La mujer, de unos sesenta años,
hipertensa y diabética, fue metida en tromba en la sala de urgencias del
hospital. Los médicos de guardia lograron recuperarla de la parada
cardio-respiratoria. Unos minutos antes la policía la había rescatado,
inconsciente, en un supermercado cercano. La ciudad se encontraba bajo una de
sus peores nevadas. El diagnóstico era a todas luces sombrío: Hemorragia
cerebral masiva. Coma grado IV. Electroencefalograma plano. Muerte cerebral.
Irrecuperable.
Yo era entonces un médico residente
en aquel hospital universitario de la ciudad de Montreal (Canadá). Pasaba mi
período de entrenamiento rotatorio en Neurocirugía. Una apasionante y dura
experiencia.
Transcurrieron dieciocho agónicos
minutos entre la desconexión del respirador y la parada cardíaca definitiva. La presión arterial subió de un modo increíble. Fueron los dieciocho minutos más biológicamente incomprensibles y más
emocionalmente tensos de toda mi vida profesional; llenos de angustia, de
zozobra pero sobre todo de duda. Cuando todo enmudeció, ninguno de los que
intervinimos en aquella patética escena dijimos palabra alguna. En realidad,
poco había que decir.
No hace mucho, un colega americano
que trabajó en los servicios médicos de un penal me contaba que, a veces, los
ajusticiados por inyección letal tardan hasta veinte o más minutos en alcanzar
la tan deseada parada cardíaca. Nadie sabe qué sienten durante ese tiempo. Los
venenos con los que se ceba la jeringa mortífera componen una explosiva mezcla
de anestésicos barbitúricos (thiopentotal sódico), bloqueantes musculares
(bromuro de pancuronio), y cloruro de potasio que paraliza el corazón. En buena
lógica, su acción letal debería de ser fulminante pero, en ocasiones, el
momento final difiere mucho de lo esperado.
No, desde luego que no; esa forma de
ajusticiar no debe ser tan “humanitaria” como inicialmente la describieron.
Nunca me hizo falta leer ni jurar
ningún código hipocrático para comprender que el médico está sólo para
preservar la vida y en los casos más desesperanzados para asistir al enfermo en
su último tránsito procurándole una muerte digna y libre de sufrimientos, pero
nunca para inducirla o precipitarla.

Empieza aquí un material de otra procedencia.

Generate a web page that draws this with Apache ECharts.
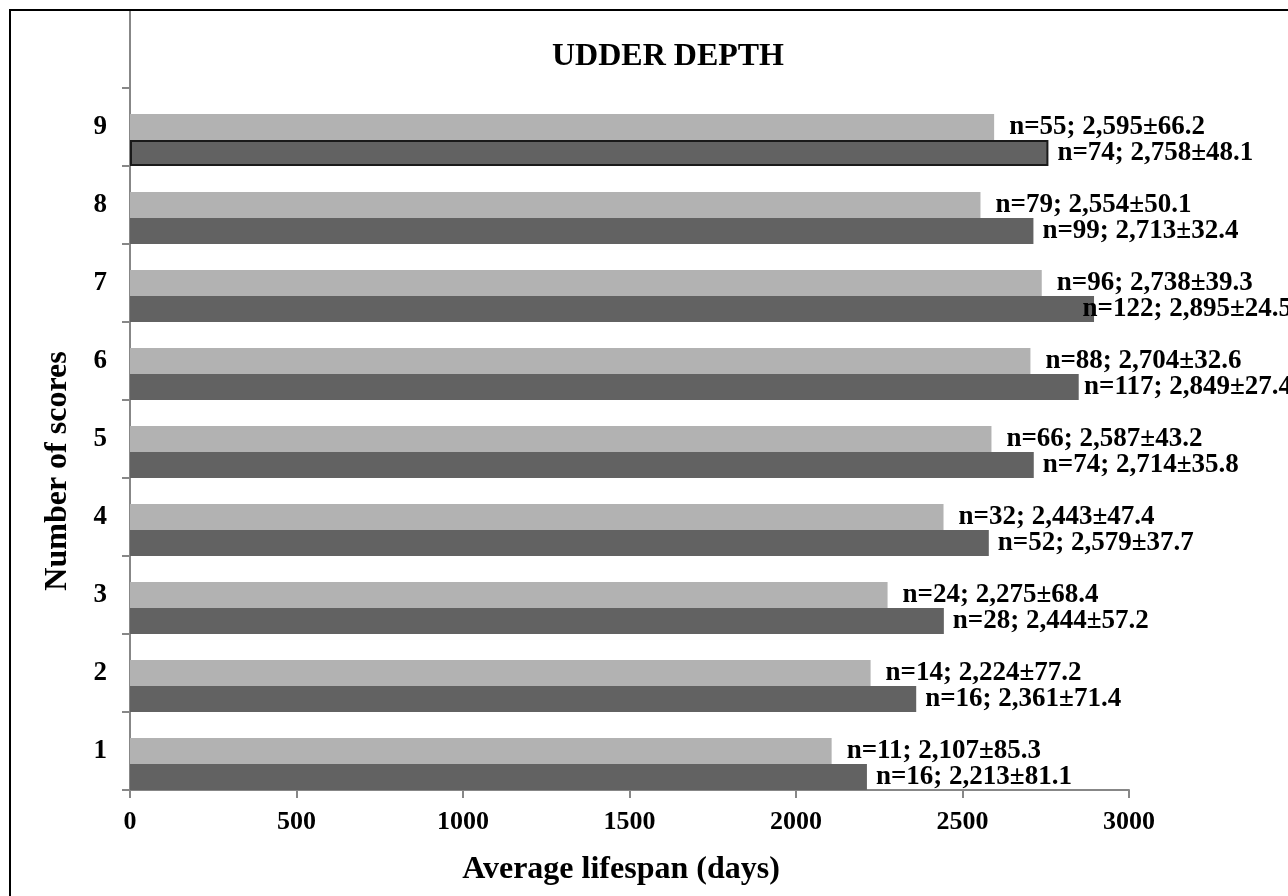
<!DOCTYPE html>
<html>
<head>
<meta charset="utf-8">
<script src="https://cdn.jsdelivr.net/npm/echarts@6/dist/echarts.min.js"></script>
<style>
html,body{margin:0;padding:0;background:#fff;}
#chart{width:1288px;height:896px;}
</style>
</head>
<body>
<div id="chart"></div>
<script>
// ---- data ----
const categories = ['1', '2', '3', '4', '5', '6', '7', '8', '9'];
const lightMean = [2107, 2224, 2275, 2443, 2587, 2704, 2738, 2554, 2595];
const lightN    = [11, 14, 24, 32, 66, 88, 96, 79, 55];
const lightSE   = [85.3, 77.2, 68.4, 47.4, 43.2, 32.6, 39.3, 50.1, 66.2];
const darkMean  = [2213, 2361, 2444, 2579, 2714, 2849, 2895, 2713, 2758];
const darkN     = [16, 16, 28, 52, 74, 117, 122, 99, 74];
const darkSE    = [81.1, 71.4, 57.2, 37.7, 35.8, 27.4, 24.5, 32.4, 48.1];
const xMin = 0, xMax = 3000, xStep = 500;
const titleText = 'UDDER DEPTH';
const xName = 'Average lifespan (days)';
const yName = 'Number of scores';

// ---- chart ----
const FONT = "'Liberation Serif', 'Times New Roman', serif";
const chart = echarts.init(document.getElementById('chart'), null, {renderer: 'canvas'});
const fmt = (nArr, seArr) => p => 'n=' + nArr[p.dataIndex] + '; ' +
  Number(p.value).toLocaleString('en-US') + '\u00b1' + seArr[p.dataIndex].toFixed(1);
const labelStyle = {fontFamily: FONT, fontWeight: 'bold', fontSize: 27, color: '#000'};
const RIGHT_LIMIT = 1292;

const darkData = darkMean.map((v, i) => i === darkMean.length - 1
  ? {value: v, itemStyle: {borderColor: '#1a1a1a', borderWidth: 2}} : v);

chart.setOption({
  animation: false,
  backgroundColor: '#fff',
  title: {
    text: titleText, left: 663, top: 35, textAlign: 'center',
    textStyle: {fontFamily: FONT, fontWeight: 'bold', fontSize: 32, color: '#000', lineHeight: 34}
  },
  grid: {left: 130, right: 159, top: 10, bottom: 106, containLabel: false},
  xAxis: {
    type: 'value', min: xMin, max: xMax, interval: xStep,
    name: xName, nameLocation: 'middle', nameGap: 64,
    nameTextStyle: {fontFamily: FONT, fontWeight: 'bold', fontSize: 32, color: '#000', padding: [0, 17, 0, 0]},
    axisLine: {show: true, lineStyle: {color: '#878787', width: 2}},
    axisTick: {show: true, length: 8, lineStyle: {color: '#878787', width: 2}},
    splitLine: {show: false},
    axisLabel: {margin: 19, fontFamily: FONT, fontWeight: 'bold', fontSize: 26, color: '#000',
                formatter: v => String(v)}
  },
  yAxis: {
    type: 'category', data: categories.concat(['']),
    axisLine: {show: true, lineStyle: {color: '#878787', width: 2}},
    axisTick: {show: true, length: 8, lineStyle: {color: '#878787', width: 2}},
    axisLabel: {margin: 23, fontFamily: FONT, fontWeight: 'bold', fontSize: 27, color: '#000'},
    splitLine: {show: false}
  },
  graphic: [
    {type: 'rect', shape: {x: 10, y: 10, width: 1320, height: 920},
     style: {fill: 'none', stroke: '#000', lineWidth: 2}, silent: true, z: 100},
    {type: 'text', x: 58, y: 471, rotation: Math.PI / 2,
     style: {text: yName, fontFamily: FONT, fontWeight: 'bold', fontSize: 32, fill: '#000',
             align: 'center', verticalAlign: 'middle'}}
  ],
  labelLayout: function (params) {
    const r = params.labelRect;
    if (r && r.x + r.width > RIGHT_LIMIT) {
      return {x: RIGHT_LIMIT - r.width, y: r.y, align: 'left', verticalAlign: 'top'};
    }
  },
  series: [
    {type: 'bar', name: 'spacer', data: [], barGap: '0%', barCategoryGap: '0%', silent: true,
     itemStyle: {color: 'rgba(0,0,0,0)'}},
    {type: 'bar', name: 'light', data: lightMean, barGap: '0%', barCategoryGap: '0%',
     itemStyle: {color: '#b2b2b2'},
     label: Object.assign({show: true, position: 'right', distance: 15, formatter: fmt(lightN, lightSE)}, labelStyle)},
    {type: 'bar', name: 'dark', data: darkData, barGap: '0%', barCategoryGap: '0%',
     itemStyle: {color: '#626262'},
     label: Object.assign({show: true, position: 'right', distance: 9, formatter: fmt(darkN, darkSE)}, labelStyle)}
  ]
});
</script>
</body>
</html>
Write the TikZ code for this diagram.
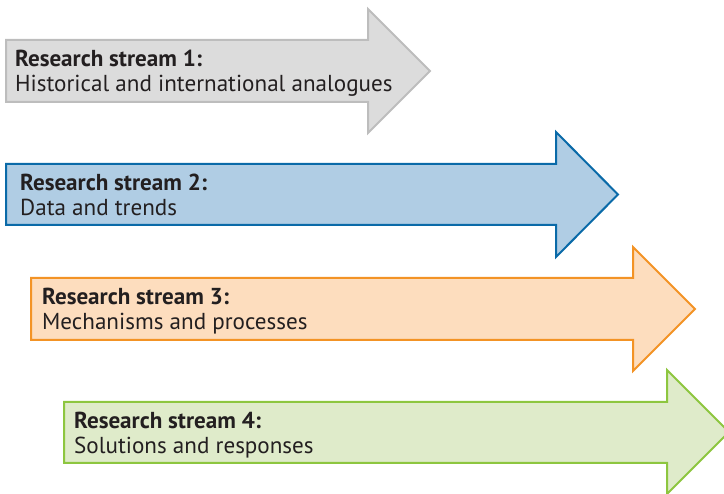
\documentclass[tikz,border=0pt]{standalone}
\usepackage{fontspec}
\setmainfont{PT Sans}
\definecolor{txt}{HTML}{231F20}
\definecolor{greyfill}{HTML}{DCDCDC}
\definecolor{greyline}{HTML}{BDBDBD}
\definecolor{bluefill}{HTML}{B0CDE4}
\definecolor{blueline}{HTML}{0A6AA8}
\definecolor{orangefill}{HTML}{FDDDBE}
\definecolor{orangeline}{HTML}{F39325}
\definecolor{greenfill}{HTML}{DFEBCA}
\definecolor{greenline}{HTML}{8DC63F}
\tikzset{
  arrowshape/.style={line width=2pt, line join=miter},
  lbl/.style={anchor=base west, inner sep=0pt, text=txt, font=\fontsize{23.1}{26}\selectfont},
}
\begin{document}
\begin{tikzpicture}[x=1pt,y=-1pt]
\useasboundingbox (0,0) rectangle (724,494);
\clip (0,0) rectangle (724,494);
% arrow 1
\draw[arrowshape, fill=greyfill, draw=greyline]
  (6,40) -- (368,40) -- (368,9) -- (430,71) -- (368,133) -- (368,102) -- (6,102) -- cycle;
% arrow 2
\draw[arrowshape, fill=bluefill, draw=blueline]
  (6,164) -- (556,164) -- (556,132) -- (618,194.5) -- (556,257) -- (556,225) -- (6,225) -- cycle;
% arrow 3
\draw[arrowshape, fill=orangefill, draw=orangeline]
  (31,278) -- (633,278) -- (633,247) -- (695,309) -- (633,371) -- (633,340) -- (31,340) -- cycle;
% arrow 4
\draw[arrowshape, fill=greenfill, draw=greenline]
  (64,402) -- (667,402) -- (667,370) -- (729,432) -- (667,494) -- (667,463) -- (64,463) -- cycle;
\node[lbl] (t1a) at (15,67) {\bfseries Research stream 1:};
\node[lbl] (t1b) at (15,92) {Historical and international analogues};
\node[lbl] (t2a) at (20,191) {\bfseries Research stream 2:};
\node[lbl] (t2b) at (20,216) {Data and trends};
\node[lbl] (t3a) at (42,305) {\bfseries Research stream 3:};
\node[lbl] (t3b) at (42,330) {Mechanisms and processes};
\node[lbl] (t4a) at (74,429) {\bfseries Research stream 4:};
\node[lbl] (t4b) at (74,454) {Solutions and responses};
\end{tikzpicture}
\end{document}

Por eso; cuando veo y oigo a algunos
compañeros de profesión, a políticos, a juristas, a filósofos, a sociólogos e
incluso a estetas hablar con tanta superficialidad sobre este doloroso tema,
sin que pueda remediarlo, se me viene a la memoria aquella mujer canadiense a la
que hubo que desconectar del respirador después de cuarenta días en coma
depassé y pienso, también, en el sufrimiento indescriptible y desconocido de los más de mil
ajusticiados por inyección letal, que no es sino una forma “justa y aceptable”
de una salvaje eutanasia legal.
He creído oportuno subir este post a
mi blog porque hoy, una vez más, se ha reproducido en la prisión de Huntsville
(Texas) un nuevo asesinato legal por medio de la inyección letal.
Edgar Tamayo, sentenciado a muerte
veinte años antes, ha sido ejecutado esta mañana. <<Se le ha aplicado
justicia>> han dicho los responsables del crimen, cuando en realidad el
juicio en el que fue decidida su condena estuvo plagado de injusticias e
irregularidades, llegando el tribunal que lo juzgó a no acatar un fallo contrario dictado hace diez años por la Corte Internacional de Justicia de La Haya.
El ajusticiado era mexicano, un
agravante tan penoso y peligroso como el de ser negro o hispano en el país que
dice ser el más libre y justo del planeta Tierra.
<<Descanse en paz y que Dios benevolente perdone sus pecados y lo acoja en su seno>>, como suele decir, en su rutina litúrgica, el capellán que asiste al reo antes de su último viaje hacia lo desconocido.
<<Descanse en paz y que Dios benevolente perdone sus pecados y lo acoja en su seno>>, como suele decir, en su rutina litúrgica, el capellán que asiste al reo antes de su último viaje hacia lo desconocido.